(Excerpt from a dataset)
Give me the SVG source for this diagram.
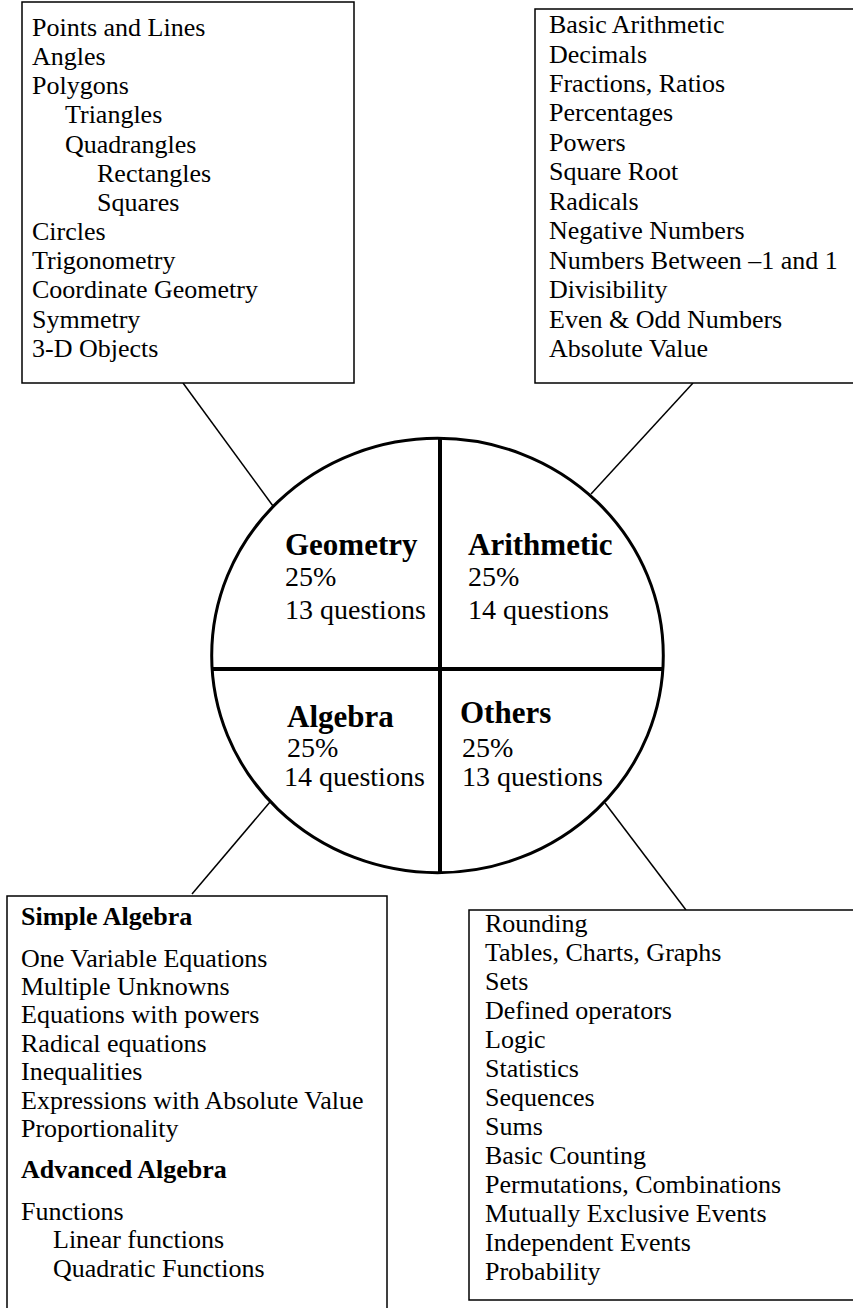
<svg xmlns="http://www.w3.org/2000/svg" width="853" height="1308" viewBox="0 0 853 1308">
<style>
.box{fill:#fff;stroke:#000;stroke-width:1.5}
.t{font-family:"Liberation Serif","Times New Roman",serif;font-size:26px;fill:#000}
.b{font-weight:bold}
.c{font-family:"Liberation Serif","Times New Roman",serif;font-size:28px;fill:#000}
.cb{font-family:"Liberation Serif","Times New Roman",serif;font-size:31px;font-weight:bold;fill:#000}
.conn{stroke:#000;stroke-width:1.5;fill:none}
</style>
<rect width="853" height="1308" fill="#fff"/>
<g id="connectors">
<line class="conn" x1="183" y1="383" x2="273" y2="506"/>
<line class="conn" x1="693" y1="383" x2="591" y2="494"/>
<line class="conn" x1="270" y1="802" x2="192" y2="894"/>
<line class="conn" x1="605" y1="803" x2="686" y2="910"/>
</g>
<g id="center">
<ellipse cx="437.5" cy="655.5" rx="225.8" ry="217.2" fill="none" stroke="#000" stroke-width="3"/>
<line x1="440" y1="438" x2="440" y2="873" stroke="#000" stroke-width="4"/>
<line x1="212" y1="669" x2="663" y2="669" stroke="#000" stroke-width="4"/>
<text class="cb" x="285" y="555">Geometry</text>
<text class="c" x="285" y="586">25%</text>
<text class="c" x="285" y="619">13 questions</text>
<text class="cb" x="468" y="555">Arithmetic</text>
<text class="c" x="468" y="586">25%</text>
<text class="c" x="468" y="619">14 questions</text>
<text class="cb" x="287" y="727">Algebra</text>
<text class="c" x="287" y="757">25%</text>
<text class="c" x="284" y="786">14 questions</text>
<text class="cb" x="460" y="723">Others</text>
<text class="c" x="462" y="757">25%</text>
<text class="c" x="462" y="786">13 questions</text>
</g>
<g id="geometry-box">
<rect class="box" x="22" y="2" width="332" height="381"/>
<text class="t" x="32" y="36">Points and Lines</text>
<text class="t" x="32" y="65">Angles</text>
<text class="t" x="32" y="94">Polygons</text>
<text class="t" x="65" y="123">Triangles</text>
<text class="t" x="65" y="153">Quadrangles</text>
<text class="t" x="97" y="182">Rectangles</text>
<text class="t" x="97" y="211">Squares</text>
<text class="t" x="32" y="240">Circles</text>
<text class="t" x="32" y="269">Trigonometry</text>
<text class="t" x="32" y="298">Coordinate Geometry</text>
<text class="t" x="32" y="328">Symmetry</text>
<text class="t" x="32" y="357">3-D Objects</text>
</g>
<g id="arithmetic-box">
<rect class="box" x="535" y="9" width="330" height="374"/>
<text class="t" x="549" y="33">Basic Arithmetic</text>
<text class="t" x="549" y="62.5">Decimals</text>
<text class="t" x="549" y="92">Fractions, Ratios</text>
<text class="t" x="549" y="121.4">Percentages</text>
<text class="t" x="549" y="150.8">Powers</text>
<text class="t" x="549" y="180.3">Square Root</text>
<text class="t" x="549" y="209.7">Radicals</text>
<text class="t" x="549" y="239.2">Negative Numbers</text>
<text class="t" x="549" y="268.6">Numbers Between –1 and 1</text>
<text class="t" x="549" y="298">Divisibility</text>
<text class="t" x="549" y="327.5">Even &amp; Odd Numbers</text>
<text class="t" x="549" y="357">Absolute Value</text>
</g>
<g id="algebra-box">
<rect class="box" x="7" y="896" width="380" height="430"/>
<text class="t b" x="21" y="925">Simple Algebra</text>
<text class="t" x="21" y="967">One Variable Equations</text>
<text class="t" x="21" y="995">Multiple Unknowns</text>
<text class="t" x="21" y="1023">Equations with powers</text>
<text class="t" x="21" y="1052">Radical equations</text>
<text class="t" x="21" y="1080">Inequalities</text>
<text class="t" x="21" y="1109">Expressions with Absolute Value</text>
<text class="t" x="21" y="1137">Proportionality</text>
<text class="t b" x="21" y="1178">Advanced Algebra</text>
<text class="t" x="21" y="1220">Functions</text>
<text class="t" x="53" y="1248">Linear functions</text>
<text class="t" x="53" y="1277">Quadratic Functions</text>
</g>
<g id="others-box">
<rect class="box" x="469" y="910" width="400" height="390"/>
<text class="t" x="485" y="932">Rounding</text>
<text class="t" x="485" y="961">Tables, Charts, Graphs</text>
<text class="t" x="485" y="990">Sets</text>
<text class="t" x="485" y="1019">Defined operators</text>
<text class="t" x="485" y="1048">Logic</text>
<text class="t" x="485" y="1077">Statistics</text>
<text class="t" x="485" y="1106">Sequences</text>
<text class="t" x="485" y="1135">Sums</text>
<text class="t" x="485" y="1164">Basic Counting</text>
<text class="t" x="485" y="1193">Permutations, Combinations</text>
<text class="t" x="485" y="1222">Mutually Exclusive Events</text>
<text class="t" x="485" y="1251">Independent Events</text>
<text class="t" x="485" y="1280">Probability</text>
</g>
</svg>
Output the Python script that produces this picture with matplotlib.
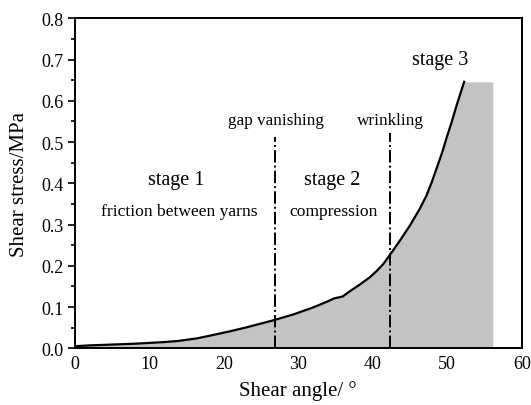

(Exercise requirements):
Retype the data above exactly; pictures are not part of the copy.

(Expected output):
Give me the SVG source for this diagram.
<svg xmlns="http://www.w3.org/2000/svg" width="853" height="1308" viewBox="0 0 853 1308">
<style>
.box{fill:#fff;stroke:#000;stroke-width:1.5}
.t{font-family:"Liberation Serif","Times New Roman",serif;font-size:26px;fill:#000}
.b{font-weight:bold}
.c{font-family:"Liberation Serif","Times New Roman",serif;font-size:28px;fill:#000}
.cb{font-family:"Liberation Serif","Times New Roman",serif;font-size:31px;font-weight:bold;fill:#000}
.conn{stroke:#000;stroke-width:1.5;fill:none}
</style>
<rect width="853" height="1308" fill="#fff"/>
<g id="connectors">
<line class="conn" x1="183" y1="383" x2="273" y2="506"/>
<line class="conn" x1="693" y1="383" x2="591" y2="494"/>
<line class="conn" x1="270" y1="802" x2="192" y2="894"/>
<line class="conn" x1="605" y1="803" x2="686" y2="910"/>
</g>
<g id="center">
<ellipse cx="437.5" cy="655.5" rx="225.8" ry="217.2" fill="none" stroke="#000" stroke-width="3"/>
<line x1="440" y1="438" x2="440" y2="873" stroke="#000" stroke-width="4"/>
<line x1="212" y1="669" x2="663" y2="669" stroke="#000" stroke-width="4"/>
<text class="cb" x="285" y="555">Geometry</text>
<text class="c" x="285" y="586">25%</text>
<text class="c" x="285" y="619">13 questions</text>
<text class="cb" x="468" y="555">Arithmetic</text>
<text class="c" x="468" y="586">25%</text>
<text class="c" x="468" y="619">14 questions</text>
<text class="cb" x="287" y="727">Algebra</text>
<text class="c" x="287" y="757">25%</text>
<text class="c" x="284" y="786">14 questions</text>
<text class="cb" x="460" y="723">Others</text>
<text class="c" x="462" y="757">25%</text>
<text class="c" x="462" y="786">13 questions</text>
</g>
<g id="geometry-box">
<rect class="box" x="22" y="2" width="332" height="381"/>
<text class="t" x="32" y="36">Points and Lines</text>
<text class="t" x="32" y="65">Angles</text>
<text class="t" x="32" y="94">Polygons</text>
<text class="t" x="65" y="123">Triangles</text>
<text class="t" x="65" y="153">Quadrangles</text>
<text class="t" x="97" y="182">Rectangles</text>
<text class="t" x="97" y="211">Squares</text>
<text class="t" x="32" y="240">Circles</text>
<text class="t" x="32" y="269">Trigonometry</text>
<text class="t" x="32" y="298">Coordinate Geometry</text>
<text class="t" x="32" y="328">Symmetry</text>
<text class="t" x="32" y="357">3-D Objects</text>
</g>
<g id="arithmetic-box">
<rect class="box" x="535" y="9" width="330" height="374"/>
<text class="t" x="549" y="33">Basic Arithmetic</text>
<text class="t" x="549" y="62.5">Decimals</text>
<text class="t" x="549" y="92">Fractions, Ratios</text>
<text class="t" x="549" y="121.4">Percentages</text>
<text class="t" x="549" y="150.8">Powers</text>
<text class="t" x="549" y="180.3">Square Root</text>
<text class="t" x="549" y="209.7">Radicals</text>
<text class="t" x="549" y="239.2">Negative Numbers</text>
<text class="t" x="549" y="268.6">Numbers Between –1 and 1</text>
<text class="t" x="549" y="298">Divisibility</text>
<text class="t" x="549" y="327.5">Even &amp; Odd Numbers</text>
<text class="t" x="549" y="357">Absolute Value</text>
</g>
<g id="algebra-box">
<rect class="box" x="7" y="896" width="380" height="430"/>
<text class="t b" x="21" y="925">Simple Algebra</text>
<text class="t" x="21" y="967">One Variable Equations</text>
<text class="t" x="21" y="995">Multiple Unknowns</text>
<text class="t" x="21" y="1023">Equations with powers</text>
<text class="t" x="21" y="1052">Radical equations</text>
<text class="t" x="21" y="1080">Inequalities</text>
<text class="t" x="21" y="1109">Expressions with Absolute Value</text>
<text class="t" x="21" y="1137">Proportionality</text>
<text class="t b" x="21" y="1178">Advanced Algebra</text>
<text class="t" x="21" y="1220">Functions</text>
<text class="t" x="53" y="1248">Linear functions</text>
<text class="t" x="53" y="1277">Quadratic Functions</text>
</g>
<g id="others-box">
<rect class="box" x="469" y="910" width="400" height="390"/>
<text class="t" x="485" y="932">Rounding</text>
<text class="t" x="485" y="961">Tables, Charts, Graphs</text>
<text class="t" x="485" y="990">Sets</text>
<text class="t" x="485" y="1019">Defined operators</text>
<text class="t" x="485" y="1048">Logic</text>
<text class="t" x="485" y="1077">Statistics</text>
<text class="t" x="485" y="1106">Sequences</text>
<text class="t" x="485" y="1135">Sums</text>
<text class="t" x="485" y="1164">Basic Counting</text>
<text class="t" x="485" y="1193">Permutations, Combinations</text>
<text class="t" x="485" y="1222">Mutually Exclusive Events</text>
<text class="t" x="485" y="1251">Independent Events</text>
<text class="t" x="485" y="1280">Probability</text>
</g>
</svg>
Output the Python script that produces this picture with matplotlib.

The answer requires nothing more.